What does this have to do with my sister-in-law? I had decades of practice detaching myself from people. As one of Jehovah’s Witnesses, I was taught to avoid my classmates, coworkers, and yes, even blood relatives who didn’t “serve Jehovah.” That left me with a small pool of forced associates at the Kingdom Hall, and an estranged brother whose neck I would hug for the last time on his wedding day. I don’t blame him. It couldn’t have been easy being a 16 year-old guy with a sister in kindergarten. The age gap didn’t help, but the Jehovah’s Witnesses managed to drive the final wedge between us, removing what little semblance of normalcy I had always longed for.

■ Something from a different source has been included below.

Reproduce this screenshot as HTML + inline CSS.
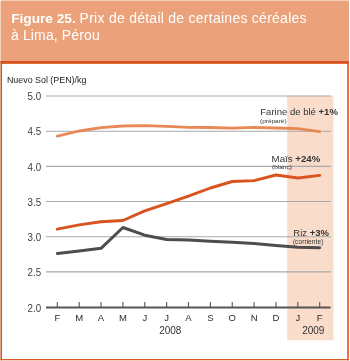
<!DOCTYPE html>
<html><head><meta charset="utf-8">
<style>
html,body{margin:0;padding:0;background:#fff;}
body{width:350px;height:361px;position:relative;overflow:hidden;font-family:"Liberation Sans",sans-serif;}
svg{position:absolute;left:0;top:0;will-change:transform;}
svg text{font-family:"Liberation Sans",sans-serif;}
</style></head><body>
<svg width="350" height="361" viewBox="0 0 350 361">
<rect x="0.5" y="0.5" width="348.5" height="60.5" fill="#EBA27A"/>
<rect x="0.45" y="61" width="1.55" height="299.3" fill="#D9531E"/>
<rect x="347.1" y="61" width="1.9" height="299.3" fill="#E36F3E"/>
<rect x="0.6" y="359" width="348.3" height="1.3" fill="#DA5A26"/>
<rect x="0.6" y="61" width="348.3" height="2.85" fill="#D9531E"/>
<g fill="#fff" font-size="14">
<text x="11.2" y="22.8" font-weight="bold" font-size="13.4" textLength="64.6" lengthAdjust="spacingAndGlyphs">Figure 25.</text>
<text x="79.6" y="22.7" textLength="227" lengthAdjust="spacing">Prix de détail de certaines céréales</text>
<text x="11" y="39.6" textLength="88.7" lengthAdjust="spacing">à Lima, Pérou</text>
</g>
<rect x="287.2" y="95.8" width="46.3" height="244.5" fill="#FADCCB"/>
<line x1="46" x2="331" y1="271.90" y2="271.90" stroke="#a9a9a9" stroke-width="1.1"/>
<line x1="46" x2="331" y1="236.72" y2="236.72" stroke="#a9a9a9" stroke-width="1.1"/>
<line x1="46" x2="331" y1="201.54" y2="201.54" stroke="#a9a9a9" stroke-width="1.1"/>
<line x1="46" x2="331" y1="166.36" y2="166.36" stroke="#a9a9a9" stroke-width="1.1"/>
<line x1="46" x2="331" y1="131.18" y2="131.18" stroke="#a9a9a9" stroke-width="1.1"/>
<line x1="46" x2="331" y1="96.00" y2="96.00" stroke="#a9a9a9" stroke-width="1.1"/>

<line x1="46" x2="330.5" y1="307.50" y2="307.50" stroke="#555" stroke-width="1.8"/>
<line x1="57.30" x2="57.30" y1="307.50" y2="302" stroke="#555" stroke-width="1.1"/>
<line x1="79.17" x2="79.17" y1="307.50" y2="302" stroke="#555" stroke-width="1.1"/>
<line x1="101.03" x2="101.03" y1="307.50" y2="302" stroke="#555" stroke-width="1.1"/>
<line x1="122.90" x2="122.90" y1="307.50" y2="302" stroke="#555" stroke-width="1.1"/>
<line x1="144.77" x2="144.77" y1="307.50" y2="302" stroke="#555" stroke-width="1.1"/>
<line x1="166.63" x2="166.63" y1="307.50" y2="302" stroke="#555" stroke-width="1.1"/>
<line x1="188.50" x2="188.50" y1="307.50" y2="302" stroke="#555" stroke-width="1.1"/>
<line x1="210.37" x2="210.37" y1="307.50" y2="302" stroke="#555" stroke-width="1.1"/>
<line x1="232.23" x2="232.23" y1="307.50" y2="302" stroke="#555" stroke-width="1.1"/>
<line x1="254.10" x2="254.10" y1="307.50" y2="302" stroke="#555" stroke-width="1.1"/>
<line x1="275.97" x2="275.97" y1="307.50" y2="302" stroke="#555" stroke-width="1.1"/>
<line x1="297.83" x2="297.83" y1="307.50" y2="302" stroke="#555" stroke-width="1.1"/>
<line x1="319.70" x2="319.70" y1="307.50" y2="302" stroke="#555" stroke-width="1.1"/>

<g font-size="10.1" fill="#404040">
<text x="27.6" y="311.80" textLength="13.6" lengthAdjust="spacingAndGlyphs">2.0</text>
<text x="27.6" y="276.20" textLength="13.6" lengthAdjust="spacingAndGlyphs">2.5</text>
<text x="27.6" y="241.02" textLength="13.6" lengthAdjust="spacingAndGlyphs">3.0</text>
<text x="27.6" y="205.84" textLength="13.6" lengthAdjust="spacingAndGlyphs">3.5</text>
<text x="27.6" y="170.66" textLength="13.6" lengthAdjust="spacingAndGlyphs">4.0</text>
<text x="27.6" y="135.48" textLength="13.6" lengthAdjust="spacingAndGlyphs">4.5</text>
<text x="27.6" y="100.30" textLength="13.6" lengthAdjust="spacingAndGlyphs">5.0</text>

</g>
<g font-size="9.5" fill="#2a2a2a">
<text x="57.30" y="320.6" text-anchor="middle">F</text>
<text x="79.17" y="320.6" text-anchor="middle">M</text>
<text x="101.03" y="320.6" text-anchor="middle">A</text>
<text x="122.90" y="320.6" text-anchor="middle">M</text>
<text x="144.77" y="320.6" text-anchor="middle">J</text>
<text x="166.63" y="320.6" text-anchor="middle">J</text>
<text x="188.50" y="320.6" text-anchor="middle">A</text>
<text x="210.37" y="320.6" text-anchor="middle">S</text>
<text x="232.23" y="320.6" text-anchor="middle">O</text>
<text x="254.10" y="320.6" text-anchor="middle">N</text>
<text x="275.97" y="320.6" text-anchor="middle">D</text>
<text x="297.83" y="320.6" text-anchor="middle">J</text>
<text x="319.70" y="320.6" text-anchor="middle">F</text>

</g>
<g font-size="10" fill="#333">
<text x="170.3" y="333.7" text-anchor="middle">2008</text>
<text x="313.3" y="333.7" text-anchor="middle">2009</text>
</g>
<text x="6.9" y="82.9" font-size="8.6" fill="#222" textLength="79.5" lengthAdjust="spacingAndGlyphs">Nuevo Sol (PEN)/kg</text>
<path d="M57.30,136.20 L79.17,131.00 L101.03,127.60 L122.90,126.00 L144.77,125.60 L166.63,126.30 L188.50,127.30 L210.37,127.50 L232.23,128.20 L254.10,127.30 L275.97,128.00 L297.83,128.60 L319.70,131.60" fill="none" stroke="#E88857" stroke-width="2.8" stroke-linejoin="round" stroke-linecap="round"/>
<path d="M57.30,229.20 L79.17,224.90 L101.03,221.80 L122.90,220.50 L144.77,210.90 L166.63,203.60 L188.50,196.20 L210.37,188.00 L232.23,181.50 L254.10,180.60 L275.97,175.00 L297.83,178.00 L319.70,175.40" fill="none" stroke="#D9531E" stroke-width="2.9" stroke-linejoin="round" stroke-linecap="round"/>
<path d="M57.30,253.40 L79.17,250.90 L101.03,248.30 L122.90,227.50 L144.77,235.20 L166.63,239.50 L188.50,240.10 L210.37,241.30 L232.23,242.20 L254.10,243.50 L275.97,245.60 L297.83,247.30 L319.70,247.80" fill="none" stroke="#4d4d4d" stroke-width="3" stroke-linejoin="round" stroke-linecap="round"/>
<g fill="#333">
<text x="260.3" y="115.1" font-size="9.3" textLength="77.6" lengthAdjust="spacingAndGlyphs">Farine de blé <tspan font-weight="bold">+1%</tspan></text>
<text x="260" y="123" font-size="6.1" textLength="26.6" lengthAdjust="spacingAndGlyphs">(préparé)</text>
<text x="271.6" y="162" font-size="9.6" textLength="48.8" lengthAdjust="spacingAndGlyphs">Maïs <tspan font-weight="bold">+24%</tspan></text>
<text x="272" y="169" font-size="6.2" textLength="19.8" lengthAdjust="spacingAndGlyphs">(blanc)</text>
<text x="293.3" y="235.5" font-size="9.5" textLength="35.6" lengthAdjust="spacingAndGlyphs">Riz <tspan font-weight="bold">+3%</tspan></text>
<text x="292.9" y="243.7" font-size="6.7">(corriente)</text>
</g>
</svg>
</body></html>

My hunch was correct. I never saw them again, because I flew back to North Carolina, realized I was in a cult, and left shortly after. This is not what I want. No one wants this. But these are the rules: you leave, you’re dead. My brother’s wedding day was the last time I saw my mother, eyes bloodshot from orchestrating the day’s festivities, but relieved the wet blanket was going. I said goodbye to my father, stomach rotund and content. And, I said my final goodbye to my sister-in-law, beaming and beautiful on her big day. I can’t save her now. 

Happy “Beth” Day: Eating Birthday Cake with a Clean Conscience

Jehovah’s Witnesses don’t celebrate birthdays because a long, long time ago, a drunk, horny King Herod dumped his wife, shacked up with his sister-in-law, requested his stepdaughter Salome do a creepy little shimmy for his birthday, then told her she could have anything she wanted. Apparently, the sadistic little shit and her mother ordered John the Baptist’s head on a party tray. So, considering the astronomical rate of beheadings that occur at birthday parties nowadays, Jehovah’s Witnesses naturally want to distance themselves from such revelry.

My parents secretly celebrated my birthday for years. On the morning of September twenty-first, my bedroom door would crack open, my mother’s grin peeking through the doorframe like Jack Nicholson’s stunt double: “Guess who’s one year older today?” For the record, I appreciate the effort. I knew birthdays were against the rules, and they were trying to find a way to celebrate their daughter in a way that still let them sleep at night. They came up with a clever solution: on my seventeenth birthday, my mother pulled an ice cream cake out of the freezer with the following words swirled across the top in cursive frosting: Happy Beth Day!

Yes, we acknowledged the absurdity of pretending we weren’t being rebellious—or, maybe we weren’t? It didn’t say “Happy Birthday” we reasoned, blue frosting smeared on our red hands. I find this even more humorous since my birthday fell on a Sunday that year; we had just returned from the meeting, Jehovah’s Witnesses’ version of church services. We spent two hours denouncing anything associated with mainstream society, then we went home and stuffed our faces with Baskin Robbins.

Coincidentally, my twenty-fourth birthday also fell on a meeting night. Afterwards, I made the mistake of mentioning it was my birthday to my brother’s then-girlfriend who was not a Jehovah’s Witness and was dumbfounded that I wasn’t out getting wasted. She promptly whisked me away to a dive bar where I was given a birthday girl shout-out and handed a flight of Buttery Nipples. It was awkward—but so is convincing yourself (and trying to convince others) that you’re not in a cult. If I was going to hang out with the heathens and consume three to six ounces of a smutty beverage, why bother with the whole religious act? Why walk the line? And why did my parents, two grown people, need to commit culinary subterfuge to celebrate the birth of their own child?

A lot of my Jehovah’s Witness peers never had the chance to celebrate their birthday growing up. Their parents gave them chili-bowl haircuts and beat the shit out of them. You had it good, they say. Your parents were awesome. Whether it was sneaking me a cake, a trip to the movies, or a wink-wink on my special day, my parents were awesome for pushing back—so far as I was willing to not turn them in.